Many students and specialists have identified improved inclusion and quality education as necessary preconditions for retaining more students in secondary schools.
“There are different realities,” said Juan Nascimbene, another student delegate from Argentina. “But the truth is that we have many things in common, some shared complaints and many proposals that can improve the situation in these three countries.”
“Society needs to embrace the voice of youth,” Juan continued. “Many times, people say that we adolescents are apathetic, that we are not interested in politics, that we are not interested in anything. But we need to be given a chance. We want to change reality, we want education to be a right for all.”
Added student Cintia Santana of Brazil: “This seminar opened new perspectives for me,” “Things that I thought didn’t happen in other countries – that I thought happened only in Brazil – I see now are problems we have in common.”
Proposal to generate change
At the end of the seminar, the young delegates drafted their conclusions into a proposal for changes to improve the quality and inclusiveness of secondary education.
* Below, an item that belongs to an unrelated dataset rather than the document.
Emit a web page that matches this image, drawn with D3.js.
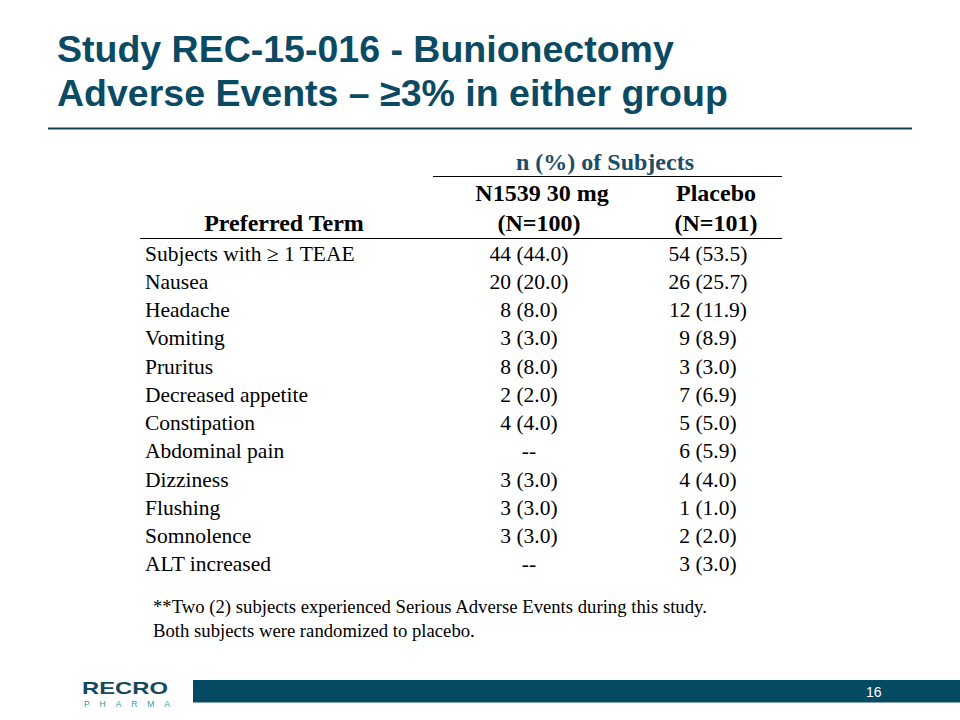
<!DOCTYPE html>
<html><head><meta charset="utf-8">
<script src="https://cdn.jsdelivr.net/npm/d3@7"></script>
<style>body{margin:0;background:#fff}svg{display:block}</style>
</head><body>
<script>
const titleLines = ["Study REC-15-016 - Bunionectomy", "Adverse Events \u2013 \u22653% in either group"];
const terms = ["Subjects with \u2265 1 TEAE","Nausea","Headache","Vomiting","Pruritus","Decreased appetite","Constipation","Abdominal pain","Dizziness","Flushing","Somnolence","ALT increased"];
const drugN = [44,20,8,3,8,2,4,null,3,3,3,null];
const drugPct = [44.0,20.0,8.0,3.0,8.0,2.0,4.0,null,3.0,3.0,3.0,null];
const placeboN = [54,26,12,9,3,7,5,6,4,1,2,3];
const placeboPct = [53.5,25.7,11.9,8.9,3.0,6.9,5.0,5.9,4.0,1.0,2.0,3.0];
const groupHeader = "n (%) of Subjects";
const colHeads1 = ["", "N1539 30 mg", "Placebo"];
const colHeads2 = ["Preferred Term", "(N=100)", "(N=101)"];
const footnotes = ["**Two (2) subjects experienced Serious Adverse Events during this study.", "Both subjects were randomized to placebo."];
const pageNum = "16";

const W=960,H=720;
const teal="#0b4a63";
const sans="Liberation Sans, Arial, sans-serif";
const serif="Liberation Serif, Times New Roman, serif";
const svg=d3.select("body").append("svg").attr("width",W).attr("height",H);

// title
svg.selectAll("text.title").data(titleLines).join("text")
  .attr("x",57).attr("y",(d,i)=>62+i*44)
  .attr("font-family",sans).attr("font-weight","bold")
  .attr("font-size",37.5).attr("fill",teal).text(d=>d);
svg.append("line").attr("x1",48).attr("x2",912).attr("y1",128.5).attr("y2",128.5)
  .attr("stroke","#163f52").attr("stroke-width",2.2);

const headX=[284,542,716];
const fmt=(n,p)=> n==null ? "--" : `${n} (${d3.format(".1f")(p)})`;

// headers
svg.append("text").attr("x",605).attr("y",170).attr("text-anchor","middle")
  .attr("font-family",serif).attr("font-weight","bold").attr("font-size",24).attr("fill","#1d4d66").text(groupHeader);
svg.append("line").attr("x1",433).attr("x2",782).attr("y1",176.5).attr("y2",176.5).attr("stroke","#000").attr("stroke-width",1.2);
svg.selectAll("text.h1").data(colHeads1).join("text")
  .attr("x",(d,i)=>headX[i]).attr("y",201).attr("text-anchor","middle")
  .attr("font-family",serif).attr("font-weight","bold").attr("font-size",24).attr("fill","#000").text(d=>d);
svg.selectAll("text.h2").data(colHeads2).join("text")
  .attr("x",(d,i)=>headX[i]+(i===1?-3:0)).attr("y",231).attr("text-anchor","middle")
  .attr("font-family",serif).attr("font-weight","bold").attr("font-size",24).attr("fill","#000").text(d=>d);
svg.append("line").attr("x1",140).attr("x2",782).attr("y1",238.5).attr("y2",238.5).attr("stroke","#000").attr("stroke-width",1.2);

// rows
const y=d3.scaleBand().domain(d3.range(terms.length)).range([240,579]);
const rows=svg.selectAll("g.row").data(terms.map((t,i)=>({t,i}))).join("g")
  .attr("transform",d=>`translate(0,${y(d.i)+y.bandwidth()/2+6.5})`)
  .attr("font-family",serif).attr("font-size",21.5).attr("fill","#000");
rows.append("text").attr("x",145).text(d=>d.t);
rows.append("text").attr("x",529).attr("text-anchor","middle").text(d=>fmt(drugN[d.i],drugPct[d.i]));
rows.append("text").attr("x",708).attr("text-anchor","middle").text(d=>fmt(placeboN[d.i],placeboPct[d.i]));

// footnotes
svg.selectAll("text.fn").data(footnotes).join("text")
  .attr("x",153).attr("y",(d,i)=>613+i*24)
  .attr("font-family",serif).attr("font-size",18.7).attr("fill","#000").text(d=>d);

// footer
svg.append("rect").attr("x",193).attr("y",680).attr("width",W-193).attr("height",22.5).attr("fill","#054a63");
svg.append("text").attr("x",866).attr("y",697).attr("font-family",sans)
  .attr("font-size",14).attr("fill","#fff").text(pageNum);
svg.append("text").attr("x",82).attr("y",694).attr("font-family",sans)
  .attr("font-weight","900").attr("font-size",17).attr("fill","#134a5e").attr("textLength",86).attr("lengthAdjust","spacingAndGlyphs").text("RECRO");
svg.append("text").attr("x",84).attr("y",707).attr("font-family",sans)
  .attr("font-size",8.5).attr("fill","#2a9aa8").attr("textLength",86).attr("lengthAdjust","spacing").text("PHARMA");
</script>
</body></html>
The students called upon government leaders to generate change, beginning with more dialogue with teachers, more places for students to gather and work together, and the introduction of indigenous languages into the curriculum. They also pointed out the need to equip schools with computers and basic infrastructure; use a variety of teaching methodologies for solving practical problems; and respect their diversity.
The UNICEF offices in Brazil, Chile and Argentina will continue to support the goals raised at the seminar, including:
- Adaptation of national curriculum
- Revision of quality evaluation processes
- Legal reforms
- Effective spaces for participation of adolescents, respecting their diversity.
“Secondary education gives great potentialities to break the inherited cycle of poverty in the region,” concluded UNICEF Regional Director Nils Kastberg. “The challenge now is quality, retention, inclusion, especially for vulnerable groups such as indigenous and people with disabilities. The secondary school needs to educate students to continue studying, working and exercising their citizenship.”